Sunday, January 12

keep going...

This morning, I did a difficult DDP Yoga workout called "Stand Up." After 6 months of DDP yoga, plus a few days, you'd think that I'd have it down. You'd think that I could do everything and that I never fall down. I was thinking about this while I was doing my best not to fall and to accomplish the moves. I kept thinking about this Japanese proverb.
In fact, I have spent all day thinking about this proverb. Why? Because, to me, this has been a HUGE turning point. Never before have I done something where, after 6 months, I was still struggling to get it right. Never before has it taken so much effort and so much determination to keep going. Never. But you know what? On the flip side? I'm doing things now that 6 months ago, I laughed at. Six months ago, if you had told me I would be able to reach back and grab my foot, I would have laughed at you. A lot. Six months ago, as you know if you have read my blog, (because I keep bragging about it!) if you had told me I would be able to stand on one foot and raise the other foot in the air, I would have totally laughed, because I knew that I had to hold onto the wall to do that. I could keep going. For a long time. Really. So many things. 
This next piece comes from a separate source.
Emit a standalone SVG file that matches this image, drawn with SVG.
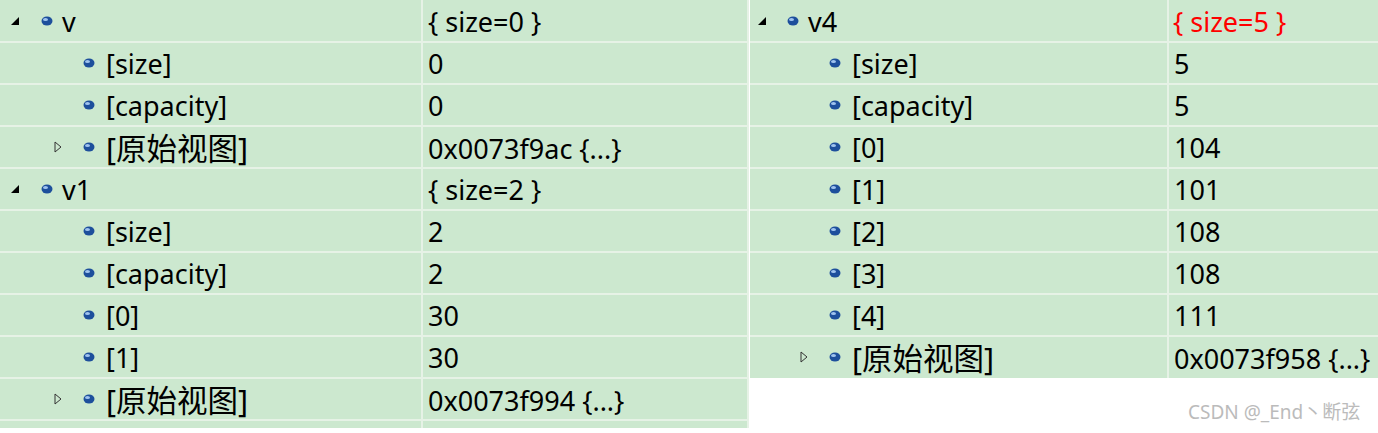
<svg xmlns="http://www.w3.org/2000/svg" width="1378" height="433" viewBox="0 0 1378 433">
<defs>
<style>
text{font-family:"Noto Sans","Noto Sans CJK SC",sans-serif;font-size:27px;fill:#000}
.c{font-size:30.5px}
.g{fill:#cce8cf}
.ln{stroke:#e6f2e6;stroke-width:2}
.wm{font-size:19px;fill:#bbbbbb}
</style>
<g id="ic"><ellipse cx="0" cy="0" rx="5.5" ry="4.5" fill="#1d4f9c"/><ellipse cx="-1.5" cy="-1.5" rx="2.5" ry="1.6" fill="#9fc3ef"/></g>
<path id="tf" d="M-4 4 L4 4 L4 -4 Z" fill="#000"/>
<path id="to" d="M-3 -5 L3 0 L-3 5 Z" fill="none" stroke="#333" stroke-width="1"/>
</defs>
<rect width="1378" height="433" fill="#fff"/>
<g id="left">
<rect class="g" x="0" y="0" width="748" height="428"/>
<g class="ln"><line x1="0" y1="42" x2="748" y2="42"/><line x1="0" y1="84" x2="748" y2="84"/><line x1="0" y1="126" x2="748" y2="126"/><line x1="0" y1="168" x2="748" y2="168"/><line x1="0" y1="210" x2="748" y2="210"/><line x1="0" y1="252" x2="748" y2="252"/><line x1="0" y1="294" x2="748" y2="294"/><line x1="0" y1="336" x2="748" y2="336"/><line x1="0" y1="378" x2="748" y2="378"/><line x1="0" y1="420" x2="748" y2="420"/><line x1="422" y1="0" x2="422" y2="428"/><line x1="748" y1="0" x2="748" y2="428"/></g>
<use href="#tf" x="15" y="21"/><use href="#ic" x="47" y="21"/><text x="62" y="32">v</text><text x="428" y="32">{ size=0 }</text>
<use href="#ic" x="89" y="63"/><text x="106" y="74">[size]</text><text x="428" y="74">0</text>
<use href="#ic" x="89" y="105"/><text x="106" y="116">[capacity]</text><text x="428" y="116">0</text>
<use href="#to" x="58" y="147"/><use href="#ic" x="89" y="147"/><text class="c" x="106" y="160">[原始视图]</text><text x="428" y="159">0x0073f9ac {...}</text>
<use href="#tf" x="15" y="189"/><use href="#ic" x="47" y="189"/><text x="62" y="200">v1</text><text x="428" y="200">{ size=2 }</text>
<use href="#ic" x="89" y="231"/><text x="106" y="242">[size]</text><text x="428" y="242">2</text>
<use href="#ic" x="89" y="273"/><text x="106" y="284">[capacity]</text><text x="428" y="284">2</text>
<use href="#ic" x="89" y="315"/><text x="106" y="326">[0]</text><text x="428" y="326">30</text>
<use href="#ic" x="89" y="357"/><text x="106" y="368">[1]</text><text x="428" y="368">30</text>
<use href="#to" x="58" y="399"/><use href="#ic" x="89" y="399"/><text class="c" x="106" y="412">[原始视图]</text><text x="428" y="411">0x0073f994 {...}</text>
</g>
<g id="right">
<rect class="g" x="750" y="0" width="628" height="378"/>
<g class="ln"><line x1="750" y1="42" x2="1378" y2="42"/><line x1="750" y1="84" x2="1378" y2="84"/><line x1="750" y1="126" x2="1378" y2="126"/><line x1="750" y1="168" x2="1378" y2="168"/><line x1="750" y1="210" x2="1378" y2="210"/><line x1="750" y1="252" x2="1378" y2="252"/><line x1="750" y1="294" x2="1378" y2="294"/><line x1="750" y1="336" x2="1378" y2="336"/><line x1="1168" y1="0" x2="1168" y2="378"/></g>
<use href="#tf" x="762" y="21"/><use href="#ic" x="793" y="21"/><text x="808" y="32">v4</text><text x="1173" y="32" style="fill:#f00">{ size=5 }</text>
<use href="#ic" x="835" y="63"/><text x="852" y="74">[size]</text><text x="1174" y="74">5</text>
<use href="#ic" x="835" y="105"/><text x="852" y="116">[capacity]</text><text x="1174" y="116">5</text>
<use href="#ic" x="835" y="147"/><text x="852" y="158">[0]</text><text x="1174" y="158">104</text>
<use href="#ic" x="835" y="189"/><text x="852" y="200">[1]</text><text x="1174" y="200">101</text>
<use href="#ic" x="835" y="231"/><text x="852" y="242">[2]</text><text x="1174" y="242">108</text>
<use href="#ic" x="835" y="273"/><text x="852" y="284">[3]</text><text x="1174" y="284">108</text>
<use href="#ic" x="835" y="315"/><text x="852" y="326">[4]</text><text x="1174" y="326">111</text>
<use href="#to" x="804" y="357"/><use href="#ic" x="835" y="357"/><text class="c" x="852" y="370">[原始视图]</text><text x="1174" y="369">0x0073f958 {...}</text>
</g>
<text class="wm" x="1188" y="419">CSDN @_End丶断弦</text>
</svg>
And you know what? It's not just DDP Yoga that has changed in the past 6 months. My way of thinking has changed. I have never been one to fall down gracefully. I don't like falling down. The floor is a long way away, falling hurts, and it's a bit embarrassing sometimes. I remember taking a yoga class at the gym a few years ago with some friends. I felt SO out of place and SO mortified that I couldn't do all of the moves. Looking back on it, the teacher should have started the class by saying "you may fall down. you may not be able to do everything. IT IS OKAY."   Because really, as long as you get back up again, and keep going, who cares. :)

Now I look at the challenging DDP Yoga poses and think "Yea, right, not today, but I will conquer this move. I will own it." Just like everything else in life, anything worth having is worth fighting for. I'm working hard to own my life and to live my life at 90% (both DDP-attributable phrases). How about you?